Second, the nature of the conflict in Afghanistan will change as Afghan troops lose international support for their battles against militants. How that conflict changes cannot be predicted. If fighting gets worse, violence could spill across the permeable border. But if somehow the conflict settles down, battle-tested fighters without a job could become recruits in Pakistan. Either way, there is a real risk that Pakistan’s military will face an increase in threats on its own territory during a time when it already is stretched thin fighting internal adversaries.

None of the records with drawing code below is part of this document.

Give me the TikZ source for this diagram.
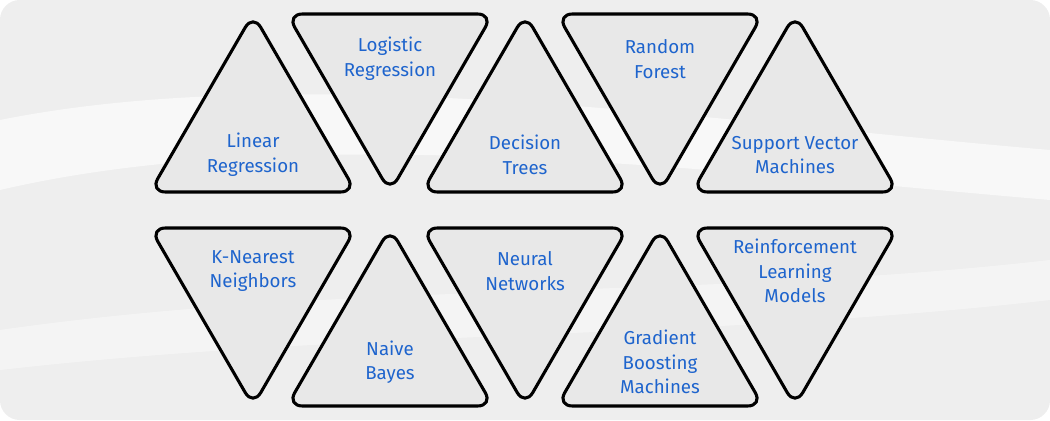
\documentclass[tikz,border=0pt]{standalone}
\usepackage{fontspec}
\setmainfont{Fira Sans}
\definecolor{mlblue}{RGB}{30,100,205}
\definecolor{mlfill}{RGB}{232,232,232}
\definecolor{mlback}{RGB}{238,238,238}
\tikzset{
  tri/.style={draw=black, line width=2.2pt, fill=mlfill, rounded corners=11pt, line join=round},
  lbl/.style={text=mlblue, align=center, font=\fontsize{13.3}{17.5}\selectfont}
}
\begin{document}
\begin{tikzpicture}[x=0.025cm, y=-0.025cm]
  % background
  \fill[mlback, rounded corners=14pt] (0,0) rectangle (1050,420);
  \useasboundingbox (0,0) rectangle (1050,420);
  \fill[white, opacity=0.6] (0,120) .. controls (300,60) and (700,120) .. (1050,150)
    -- (1050,200) .. controls (700,170) and (300,120) .. (0,190) -- cycle;
  \fill[white, opacity=0.4] (0,330) .. controls (350,280) and (700,300) .. (1050,260)
    -- (1050,300) .. controls (700,340) and (350,330) .. (0,370) -- cycle;

  % upward triangles: apex x, top y, bottom y
  \foreach \cx/\ty/\by in {253/14/192, 525/14/192, 795/14/192, 390/228/406, 660/228/406}
    \draw[tri] (\cx-103,\by) -- (\cx,\ty) -- (\cx+103,\by) -- cycle;
  % downward triangles
  \foreach \cx/\ty/\by in {390/14/192, 660/14/192, 253/228/406, 525/228/406, 795/228/406}
    \draw[tri] (\cx-103,\ty) -- (\cx+103,\ty) -- (\cx,\by) -- cycle;

  % labels
  \node[lbl] (linreg) at (253,155) {Linear\\Regression};
  \node[lbl] (logreg) at (390,59) {Logistic\\Regression};
  \node[lbl] (dtree) at (525,155) {Decision\\Trees};
  \node[lbl] (rforest) at (660,59) {Random\\Forest};
  \node[lbl] (svm) at (795,155) {Support Vector\\Machines};
  \node[lbl] (knn) at (253,271) {K-Nearest\\Neighbors};
  \node[lbl] (nbayes) at (390,362) {Naive\\Bayes};
  \node[lbl] (nnet) at (525,271) {Neural\\Networks};
  \node[lbl] (gbm) at (660,362) {Gradient\\Boosting\\Machines};
  \node[lbl] (rlm) at (795,271) {Reinforcement\\Learning\\Models};
\end{tikzpicture}
\end{document}
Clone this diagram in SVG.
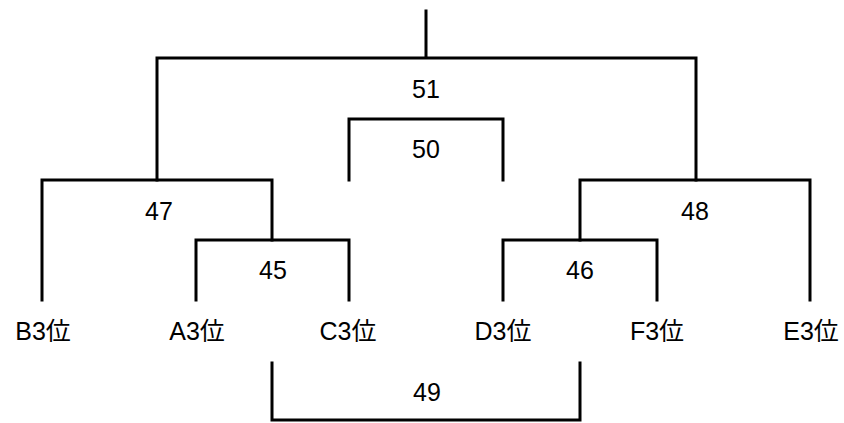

Third, once international forces are largely gone from the region, international concern over Afghanistan (and the aid accompanying that concern) will inevitably start to shift toward other priorities. And there are fewer international priorities in the region higher than Pakistan’s stability.
While the economic and security effects of the drawdown will pose real challenges to Pakistan, the shift in attention away from Afghanistan could actually accrue to Pakistan’s benefit. The United States and European countries will need to be convinced that Pakistan’s new leaders are committed to rooting out state support for militants groups and to making hard decisions needed to bolster its own economy, including unpopular conditions the International Monetary Fund requires for future financing and addressing some of the privileges Pakistan’s wealthy families and top military officials enjoy at the rest of the country’s expense. And disagreements over reimbursements by the United States to Pakistan’s military for counterterrorism expenses will need to be addressed, among other issues.
But the increased attention that is likely to be paid to Pakistan over the next year should focus on three key issues. First is the Pakistan military’s evolving doctrines on counterterrorism and nuclear weapons. Counterterrorism doctrine has generally been shifting in a productive direction, such that more and more military officials consider internal militancy to be at least as great a threat to Pakistan as India. This should be encouraged and supported. Nuclear doctrine is more problematic as it has increasingly emphasized tactical weapons, considered more “usable” in the battlefield. That is one of the most important issues to watch for in 2014.
Second is the energy crisis. Energy shortages and blackouts are creating widespread discontent and are holding back Pakistan’s economic development. Pakistan and Iran have agreed to build a natural gas pipeline, but progress has been caught up in international sanctions against Iran. With a six-month agreement to lift some sanctions from Iran, there might be room in the next year for the pipeline to proceed and take some pressure off Pakistan’s energy crisis.
Finally, Pakistan’s economic crisis has many roots and no easy solutions. But investors have begun to recognize real opportunities. Despite Pakistan’s economic crisis, domestic consumer demand has been rising since 2007. Important multinational corporations have outperformed in Pakistan compared to their global averages. Pakistan’s top domestic companies have enjoyed 35 percent annual growth, while small and medium-sized enterprises have significantly lower borrowing rates than in other countries in the region. Pakistani markets have more diversification potential than even African markets. Most importantly, Pakistan’s young demographic suggests that, if the jobs crisis were resolved, its economic growth could outpace that of many other countries.
In short, Pakistan’s economy has the potential for a real virtuous cycle. Whether 2014 is the year policymakers and investors can get that cycle starting is worth watching.